## Written instruction
Drop every picture. Then return, exactly, the lines from the beginning of the listing below through the one containing "fanos_hi = [740.0, 5300.0, 37000.0, 2.95e5, 2.2e6]".

## Provided material

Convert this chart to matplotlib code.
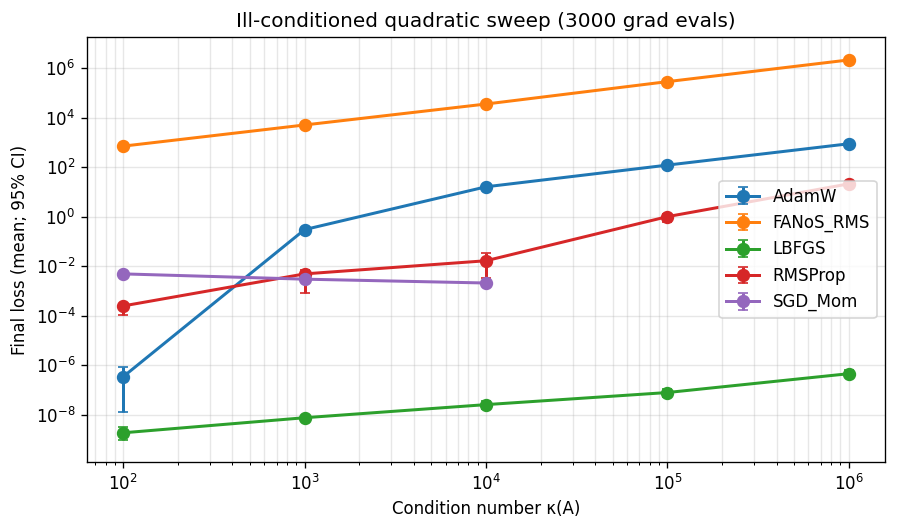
import numpy as np
import matplotlib
matplotlib.use("Agg")
import matplotlib.pyplot as plt

kappa = [1e2, 1e3, 1e4, 1e5, 1e6]

# mean, lower CI, upper CI per optimizer
adamw_mean = [3.5e-7, 0.30, 16.0, 120.0, 870.0]
adamw_lo = [1.3e-8, 0.26, 12.5, 108.0, 810.0]
adamw_hi = [8.7e-7, 0.35, 19.0, 132.0, 930.0]

fanos_mean = [700.0, 5000.0, 35000.0, 2.8e5, 2.1e6]
fanos_lo = [660.0, 4700.0, 33000.0, 2.65e5, 2.0e6]
fanos_hi = [740.0, 5300.0, 37000.0, 2.95e5, 2.2e6]

lbfgs_mean = [1.9e-9, 7.7e-9, 2.6e-8, 8.0e-8, 4.6e-7]
lbfgs_lo = [1.0e-9, 6.6e-9, 1.8e-8, 5.5e-8, 3.3e-7]
lbfgs_hi = [3.3e-9, 8.9e-9, 3.5e-8, 1.15e-7, 6.2e-7]

rms_mean = [2.5e-4, 4.9e-3, 0.0166, 1.0, 21.0]
rms_lo = [1.1e-4, 8.5e-4, 3.4e-3, 0.62, 19.0]
rms_hi = [3.0e-4, 7.0e-3, 0.035, 1.3, 23.0]

sgd_kappa = [1e2, 1e3, 1e4]
sgd_mean = [4.9e-3, 3.0e-3, 2.1e-3]
sgd_lo = [4.7e-3, 2.9e-3, 2.0e-3]
sgd_hi = [5.1e-3, 3.1e-3, 2.2e-3]

series = [
    ("AdamW", kappa, adamw_mean, adamw_lo, adamw_hi),
    ("FANoS_RMS", kappa, fanos_mean, fanos_lo, fanos_hi),
    ("LBFGS", kappa, lbfgs_mean, lbfgs_lo, lbfgs_hi),
    ("RMSProp", kappa, rms_mean, rms_lo, rms_hi),
    ("SGD_Mom", sgd_kappa, sgd_mean, sgd_lo, sgd_hi),
]

fig = plt.figure(figsize=(897 / 120, 528 / 120), dpi=120)
ax = fig.add_subplot(111)
fig.subplots_adjust(left=0.097, right=0.9866, top=0.930, bottom=0.125)

for name, xs, m, lo, hi in series:
    m = np.array(m)
    err = np.vstack([m - np.array(lo), np.array(hi) - m])
    ax.errorbar(xs, m, yerr=err, marker="o", ms=7, lw=1.8, capsize=3, label=name)

ax.set_xscale("log")
ax.set_yscale("log")
ax.set_ylim(10 ** -9.9, 10 ** 7.25)
ax.set_xlabel("Condition number κ(A)")
ax.set_ylabel("Final loss (mean; 95% CI)")
ax.set_title("Ill-conditioned quadratic sweep (3000 grad evals)")
ax.grid(True, which="both", alpha=0.3)
ax.legend(loc="center right")

fig.savefig("out.png", dpi=120)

## Task solution
Convert this chart to matplotlib code.
import numpy as np
import matplotlib
matplotlib.use("Agg")
import matplotlib.pyplot as plt

kappa = [1e2, 1e3, 1e4, 1e5, 1e6]

# mean, lower CI, upper CI per optimizer
adamw_mean = [3.5e-7, 0.30, 16.0, 120.0, 870.0]
adamw_lo = [1.3e-8, 0.26, 12.5, 108.0, 810.0]
adamw_hi = [8.7e-7, 0.35, 19.0, 132.0, 930.0]

fanos_mean = [700.0, 5000.0, 35000.0, 2.8e5, 2.1e6]
fanos_lo = [660.0, 4700.0, 33000.0, 2.65e5, 2.0e6]
fanos_hi = [740.0, 5300.0, 37000.0, 2.95e5, 2.2e6]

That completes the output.